__Objective__. Quote the listing below in full and exactly as written, but omit every picture.

═══ Provided material

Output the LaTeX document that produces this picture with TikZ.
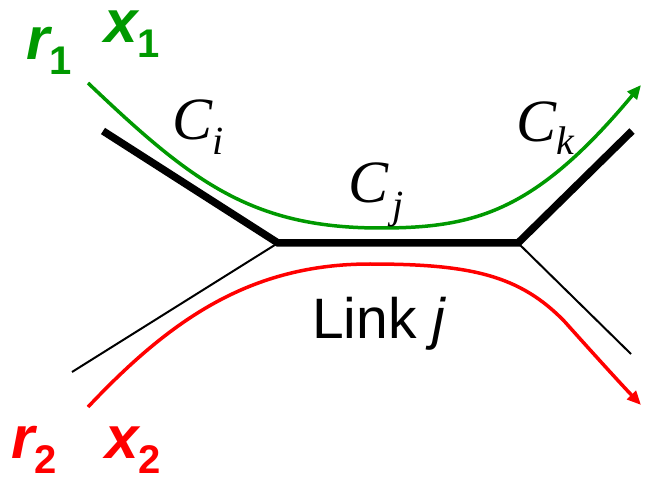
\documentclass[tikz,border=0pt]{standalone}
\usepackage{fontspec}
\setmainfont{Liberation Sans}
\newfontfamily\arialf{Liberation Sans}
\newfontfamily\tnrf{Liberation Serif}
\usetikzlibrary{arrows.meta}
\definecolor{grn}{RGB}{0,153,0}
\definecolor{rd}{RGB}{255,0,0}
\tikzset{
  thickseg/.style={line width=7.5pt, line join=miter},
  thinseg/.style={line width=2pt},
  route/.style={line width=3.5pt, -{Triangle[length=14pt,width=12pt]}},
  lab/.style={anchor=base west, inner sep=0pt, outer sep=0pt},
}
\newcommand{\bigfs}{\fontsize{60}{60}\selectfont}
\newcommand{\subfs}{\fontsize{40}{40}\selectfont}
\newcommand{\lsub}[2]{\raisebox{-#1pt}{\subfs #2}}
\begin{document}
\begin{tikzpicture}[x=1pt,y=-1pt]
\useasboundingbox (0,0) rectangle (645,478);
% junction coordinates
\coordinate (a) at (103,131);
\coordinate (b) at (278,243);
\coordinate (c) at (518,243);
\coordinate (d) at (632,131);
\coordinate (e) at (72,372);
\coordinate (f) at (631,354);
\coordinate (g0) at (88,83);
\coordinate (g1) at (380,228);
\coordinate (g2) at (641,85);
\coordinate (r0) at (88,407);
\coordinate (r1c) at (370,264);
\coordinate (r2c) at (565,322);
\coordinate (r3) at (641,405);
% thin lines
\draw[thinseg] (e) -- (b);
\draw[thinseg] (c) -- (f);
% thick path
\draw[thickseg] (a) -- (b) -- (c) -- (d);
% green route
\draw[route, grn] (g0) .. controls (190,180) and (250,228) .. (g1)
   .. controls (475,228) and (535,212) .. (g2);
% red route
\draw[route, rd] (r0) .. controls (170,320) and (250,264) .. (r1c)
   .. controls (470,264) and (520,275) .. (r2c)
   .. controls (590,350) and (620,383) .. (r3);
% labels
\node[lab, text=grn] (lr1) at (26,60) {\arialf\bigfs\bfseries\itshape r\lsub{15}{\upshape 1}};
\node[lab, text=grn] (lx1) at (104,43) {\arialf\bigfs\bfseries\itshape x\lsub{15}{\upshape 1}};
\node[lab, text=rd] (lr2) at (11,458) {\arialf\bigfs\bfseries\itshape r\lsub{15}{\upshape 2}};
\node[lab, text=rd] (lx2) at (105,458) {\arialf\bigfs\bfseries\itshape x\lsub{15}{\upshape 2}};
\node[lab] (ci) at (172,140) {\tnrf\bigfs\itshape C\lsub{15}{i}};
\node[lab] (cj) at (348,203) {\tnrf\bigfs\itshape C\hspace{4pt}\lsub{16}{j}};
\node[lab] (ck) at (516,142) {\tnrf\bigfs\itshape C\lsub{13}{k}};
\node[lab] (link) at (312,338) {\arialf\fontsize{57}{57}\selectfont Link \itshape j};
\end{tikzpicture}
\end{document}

══════

__Result__.
Output the LaTeX document that produces this picture with TikZ.
\documentclass[tikz,border=0pt]{standalone}
\usepackage{fontspec}
\setmainfont{Liberation Sans}
\newfontfamily\arialf{Liberation Sans}
\newfontfamily\tnrf{Liberation Serif}
\usetikzlibrary{arrows.meta}
\definecolor{grn}{RGB}{0,153,0}
\definecolor{rd}{RGB}{255,0,0}
\tikzset{
  thickseg/.style={line width=7.5pt, line join=miter},
  thinseg/.style={line width=2pt},
  route/.style={line width=3.5pt, -{Triangle[length=14pt,width=12pt]}},
  lab/.style={anchor=base west, inner sep=0pt, outer sep=0pt},
}
\newcommand{\bigfs}{\fontsize{60}{60}\selectfont}
\newcommand{\subfs}{\fontsize{40}{40}\selectfont}
\newcommand{\lsub}[2]{\raisebox{-#1pt}{\subfs #2}}
\begin{document}
\begin{tikzpicture}[x=1pt,y=-1pt]
\useasboundingbox (0,0) rectangle (645,478);
% junction coordinates
\coordinate (a) at (103,131);
\coordinate (b) at (278,243);
\coordinate (c) at (518,243);
\coordinate (d) at (632,131);
\coordinate (e) at (72,372);
\coordinate (f) at (631,354);
\coordinate (g0) at (88,83);
\coordinate (g1) at (380,228);
\coordinate (g2) at (641,85);
\coordinate (r0) at (88,407);
\coordinate (r1c) at (370,264);
\coordinate (r2c) at (565,322);
\coordinate (r3) at (641,405);
% thin lines
\draw[thinseg] (e) -- (b);
\draw[thinseg] (c) -- (f);
% thick path
\draw[thickseg] (a) -- (b) -- (c) -- (d);
% green route
\draw[route, grn] (g0) .. controls (190,180) and (250,228) .. (g1)
   .. controls (475,228) and (535,212) .. (g2);
% red route
\draw[route, rd] (r0) .. controls (170,320) and (250,264) .. (r1c)
   .. controls (470,264) and (520,275) .. (r2c)
   .. controls (590,350) and (620,383) .. (r3);
% labels
\node[lab, text=grn] (lr1) at (26,60) {\arialf\bigfs\bfseries\itshape r\lsub{15}{\upshape 1}};
\node[lab, text=grn] (lx1) at (104,43) {\arialf\bigfs\bfseries\itshape x\lsub{15}{\upshape 1}};
\node[lab, text=rd] (lr2) at (11,458) {\arialf\bigfs\bfseries\itshape r\lsub{15}{\upshape 2}};
\node[lab, text=rd] (lx2) at (105,458) {\arialf\bigfs\bfseries\itshape x\lsub{15}{\upshape 2}};
\node[lab] (ci) at (172,140) {\tnrf\bigfs\itshape C\lsub{15}{i}};
\node[lab] (cj) at (348,203) {\tnrf\bigfs\itshape C\hspace{4pt}\lsub{16}{j}};
\node[lab] (ck) at (516,142) {\tnrf\bigfs\itshape C\lsub{13}{k}};
\node[lab] (link) at (312,338) {\arialf\fontsize{57}{57}\selectfont Link \itshape j};
\end{tikzpicture}
\end{document}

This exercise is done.